## What you have to do:
Return all the data below as it stands, minus the pictures.

● ● ● ●

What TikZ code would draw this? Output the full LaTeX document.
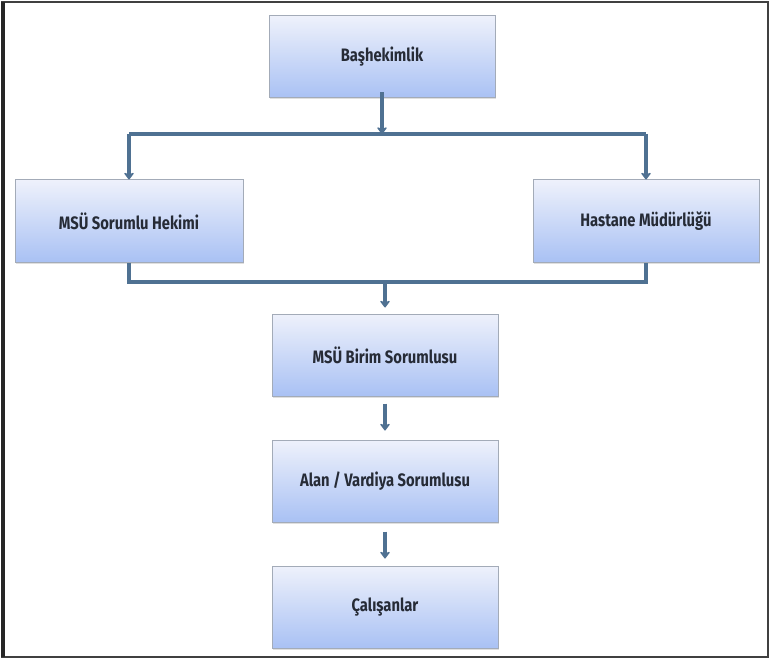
\documentclass[tikz,border=0pt]{standalone}
\usepackage{fontspec}
\setmainfont{Fira Sans}[FakeStretch=0.82]
\usetikzlibrary{arrows.meta, positioning, shadows}
\definecolor{boxedge}{HTML}{A3ABB8}
\definecolor{boxtop}{HTML}{EEF1FB}
\definecolor{boxbottom}{HTML}{A9C1F4}
\definecolor{linkblue}{HTML}{4F7192}
\definecolor{labelink}{HTML}{262B36}
\tikzset{
  orgbox/.style={draw=boxedge, line width=1pt, top color=boxtop, bottom color=boxbottom,
    minimum width=226pt, minimum height=82pt, align=center, text=labelink,
    font=\fontsize{18}{20}\selectfont\bfseries,
    drop shadow={shadow xshift=1pt, shadow yshift=-1.5pt, opacity=0.25}},
  link/.style={linkblue, line width=3.4pt},
  linkarrow/.style={link, -{Stealth[length=8pt, width=12pt, round]}}
}
\begin{document}
\begin{tikzpicture}[x=1pt, y=-1pt, node distance=43pt]
\useasboundingbox (0,0) rectangle (770,660);
\fill[white] (0,0) rectangle (770,660);
\draw[black!75, line width=2.5pt] (2,2) rectangle (768,657);
\draw[black!85, line width=4pt] (3,2) -- (3,657);
\node[orgbox] (bash) at (382,57) {Başhekimlik};
\node[orgbox, minimum width=228pt] (hekim) at (129,221) {MSÜ Sorumlu Hekimi};
\node[orgbox] (mudur) at (646,221) {Hastane Müdürlüğü};
\node[orgbox] (birim) at (385,355) {MSÜ Birim Sorumlusu};
\node[orgbox, below=of birim] (alan) {Alan / Vardiya Sorumlusu};
\node[orgbox, below=of alan] (calis) {Çalışanlar};
% Başhekimlik splits to both sides
\coordinate (split) at (bash.center |- 0,134);
\draw[linkarrow] (bash.south) ++(0,6pt) coordinate (bashout) -- (split);
\draw[link] (hekim.center |- split) -- (mudur.center |- split);
\foreach \n in {hekim, mudur}
  \draw[linkarrow] (\n.center |- split) -- ++(0,26) coordinate (\n-in) -- (\n-in |- \n.north);
% both sides join into Birim
\coordinate (join) at (birim.center |- 0,282);
\draw[link] (hekim.south) -- (hekim.center |- join) -- (mudur.center |- join) -- (mudur.south);
\draw[linkarrow] (join) -- ([yshift=6pt]birim.north);
\draw[linkarrow] ([yshift=-7pt]birim.south) -- ([yshift=9pt]alan.north);
\draw[linkarrow] ([yshift=-9pt]alan.south) -- ([yshift=7pt]calis.north);
\end{tikzpicture}
\end{document}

● ● ● ●

## Solution to this problem:
What TikZ code would draw this? Output the full LaTeX document.
\documentclass[tikz,border=0pt]{standalone}
\usepackage{fontspec}
\setmainfont{Fira Sans}[FakeStretch=0.82]
\usetikzlibrary{arrows.meta, positioning, shadows}
\definecolor{boxedge}{HTML}{A3ABB8}
\definecolor{boxtop}{HTML}{EEF1FB}
\definecolor{boxbottom}{HTML}{A9C1F4}
\definecolor{linkblue}{HTML}{4F7192}
\definecolor{labelink}{HTML}{262B36}
\tikzset{
  orgbox/.style={draw=boxedge, line width=1pt, top color=boxtop, bottom color=boxbottom,
    minimum width=226pt, minimum height=82pt, align=center, text=labelink,
    font=\fontsize{18}{20}\selectfont\bfseries,
    drop shadow={shadow xshift=1pt, shadow yshift=-1.5pt, opacity=0.25}},
  link/.style={linkblue, line width=3.4pt},
  linkarrow/.style={link, -{Stealth[length=8pt, width=12pt, round]}}
}
\begin{document}
\begin{tikzpicture}[x=1pt, y=-1pt, node distance=43pt]
\useasboundingbox (0,0) rectangle (770,660);
\fill[white] (0,0) rectangle (770,660);
\draw[black!75, line width=2.5pt] (2,2) rectangle (768,657);
\draw[black!85, line width=4pt] (3,2) -- (3,657);
\node[orgbox] (bash) at (382,57) {Başhekimlik};
\node[orgbox, minimum width=228pt] (hekim) at (129,221) {MSÜ Sorumlu Hekimi};
\node[orgbox] (mudur) at (646,221) {Hastane Müdürlüğü};
\node[orgbox] (birim) at (385,355) {MSÜ Birim Sorumlusu};
\node[orgbox, below=of birim] (alan) {Alan / Vardiya Sorumlusu};
\node[orgbox, below=of alan] (calis) {Çalışanlar};
% Başhekimlik splits to both sides
\coordinate (split) at (bash.center |- 0,134);
\draw[linkarrow] (bash.south) ++(0,6pt) coordinate (bashout) -- (split);
\draw[link] (hekim.center |- split) -- (mudur.center |- split);
\foreach \n in {hekim, mudur}
  \draw[linkarrow] (\n.center |- split) -- ++(0,26) coordinate (\n-in) -- (\n-in |- \n.north);
% both sides join into Birim
\coordinate (join) at (birim.center |- 0,282);
\draw[link] (hekim.south) -- (hekim.center |- join) -- (mudur.center |- join) -- (mudur.south);
\draw[linkarrow] (join) -- ([yshift=6pt]birim.north);
\draw[linkarrow] ([yshift=-7pt]birim.south) -- ([yshift=9pt]alan.north);
\draw[linkarrow] ([yshift=-9pt]alan.south) -- ([yshift=7pt]calis.north);
\end{tikzpicture}
\end{document}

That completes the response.